Most automated security scanners drown teams in unconfirmed findings — they flag patterns in code but never prove a vulnerability is real. Strix flips that: its agents actually run the target, attack it, and hand back a working exploit, so a finding either reproduces or it doesn't. That shift from "possible issue" to "validated PoC" is what makes the output trustworthy enough to act on without a manual triage queue.
What Sets It Apart
- Dynamic over static: agents execute code, drive a real browser, and manipulate live HTTP traffic, catching runtime-only bugs (IDOR, SSRF, business-logic flaws) that pattern matchers miss.
- Proof, not noise: every report comes with a reproducible proof-of-concept, which collapses the usual false-positive review overhead.
- Multi-agent by design: separate specialized agents handle different attack classes and assets in parallel, so a large surface gets fanned out rather than scanned serially.

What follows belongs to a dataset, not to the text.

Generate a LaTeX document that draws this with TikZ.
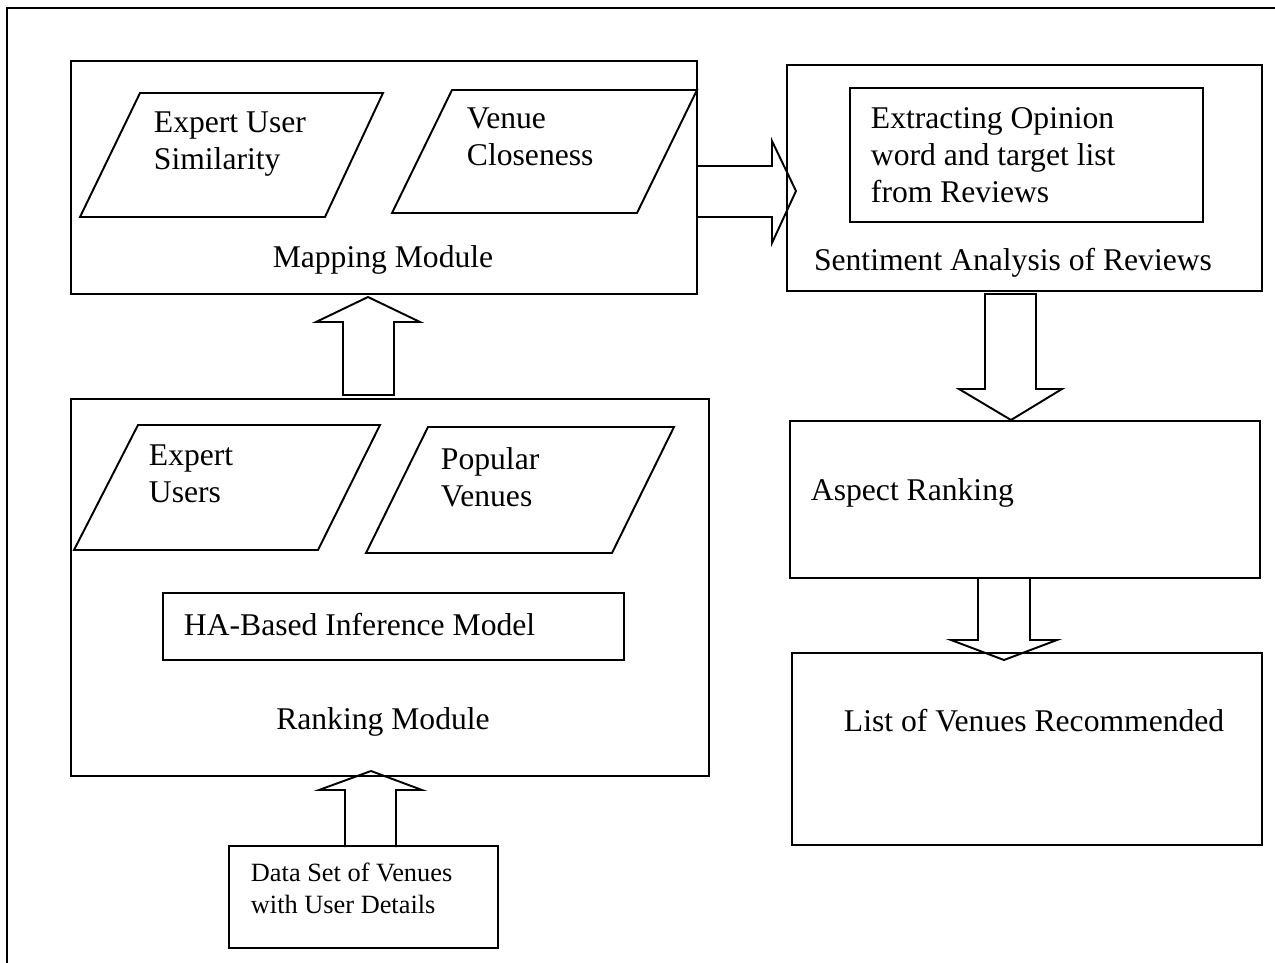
\documentclass[tikz,border=0pt]{standalone}
\usepackage{fontspec}
\setmainfont{Liberation Serif}
\usetikzlibrary{positioning,calc,fit}

\begin{document}
\begin{tikzpicture}[x=0.02cm, y=-0.02cm, line width=1.1pt, line join=miter,
    font=\fontsize{18}{21}\selectfont,
    box/.style={draw, rectangle, inner sep=0pt},
    txt/.style={inner sep=0pt, align=left},
    blk/.style={draw, line width=1.1pt}]
  \useasboundingbox (0,0) rectangle (1275,963);
  % ---- outer frame
  \draw (7,963) -- (7,8) -- (1275,8);
  % ---- mapping module
  \node[box, fit={(71,61) (697,294)}] (map) {};
  \draw (140,93) -- (383,93) -- (325,217) -- (80,217) -- cycle;
  \draw (452,90) -- (697,90) -- (637,213) -- (392,213) -- cycle;
  \node[txt, anchor=north west] (sim) at (153,111) {Expert User\\Similarity};
  \node[txt, anchor=north west] (close) at (466,107) {Venue\\Closeness};
  \node[txt, anchor=base] (maplab) at (383,267) {Mapping Module};
  % ---- ranking module
  \node[box, fit={(71,399) (709,776)}] (rank) {};
  \draw (138,425) -- (380,425) -- (318,550) -- (74,550) -- cycle;
  \draw (428,427) -- (674,427) -- (612,553) -- (366,553) -- cycle;
  \node[txt, anchor=north west] (expu) at (148,444) {Expert\\Users};
  \node[txt, anchor=north west] (popv) at (440,447) {Popular\\Venues};
  \node[box, fit={(163,593) (624,660)}] (ha) {};
  \node[txt, anchor=base west] (halab) at (183,635) {HA-Based Inference Model};
  \node[txt, anchor=base] (ranklab) at (383,729) {Ranking Module};
  % ---- data set
  \node[box, fit={(229,846) (498,948)}] (data) {};
  \node[txt, anchor=north west, font=\fontsize{15}{18}\selectfont] (datalab) at (250,862)
    {Data Set of Venues\\with User Details};
  % ---- sentiment analysis
  \node[box, fit={(787,65) (1262,291)}] (senti) {};
  \node[box, fit={(850,88) (1203,222)}] (extr) {};
  \node[txt, anchor=north west] (extrlab) at (870,107)
    {Extracting Opinion\\word and target list\\from Reviews};
  \node[txt, anchor=base] (sentilab) at (1013,270) {Sentiment Analysis of Reviews};
  % ---- aspect ranking and result
  \node[box, fit={(790,421) (1260,578)}] (aspect) {};
  \node[txt, anchor=base west] (aspectlab) at (810,500) {Aspect Ranking};
  \node[box, fit={(792,653) (1262,845)}] (list) {};
  \node[txt, anchor=base west] (listlab) at (843,731) {List of Venues Recommended};
  % ---- block arrows
  \draw[blk] (345,847) -- (345,790) -- (319,790) -- (371,771) -- (422,790) -- (396,790) -- (396,847);
  \draw[blk] (343,395) -- (343,322) -- (316,322) -- (368,297) -- (420,322) -- (394,322) -- (394,395) -- cycle;
  \draw[blk] (map.east |- 0,166) -- (772,166) -- (772,141) -- (796,191) -- (772,243) -- (772,217) -- (map.east |- 0,217);
  \draw[blk] (985,294) -- (985,389) -- (959,389) -- (1011,420) -- (1062,389) -- (1036,389) -- (1036,294) -- cycle;
  \draw[blk] (978,578) -- (978,640) -- (951,640) -- (1004,660) -- (1057,640) -- (1030,640) -- (1030,578);
\end{tikzpicture}
\end{document}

- Pipeline-native: headless mode and GitHub Actions integration let it run as a gate in CI/CD, not just as a one-off audit tool.
Who It's For
Great fit if you run an offensive-security or AppSec team that wants exploit-validated results wired into CI, or a developer who'd rather see a working PoC than a 500-line scanner report. Look elsewhere if you need a compliance-checkbox SAST tool, work in an air-gapped setting where agents can't reach the target, or are uneasy about an autonomous agent actively attacking your own systems — this is a live-fire tool, and the cloud platform exists for teams that want managed guardrails around that.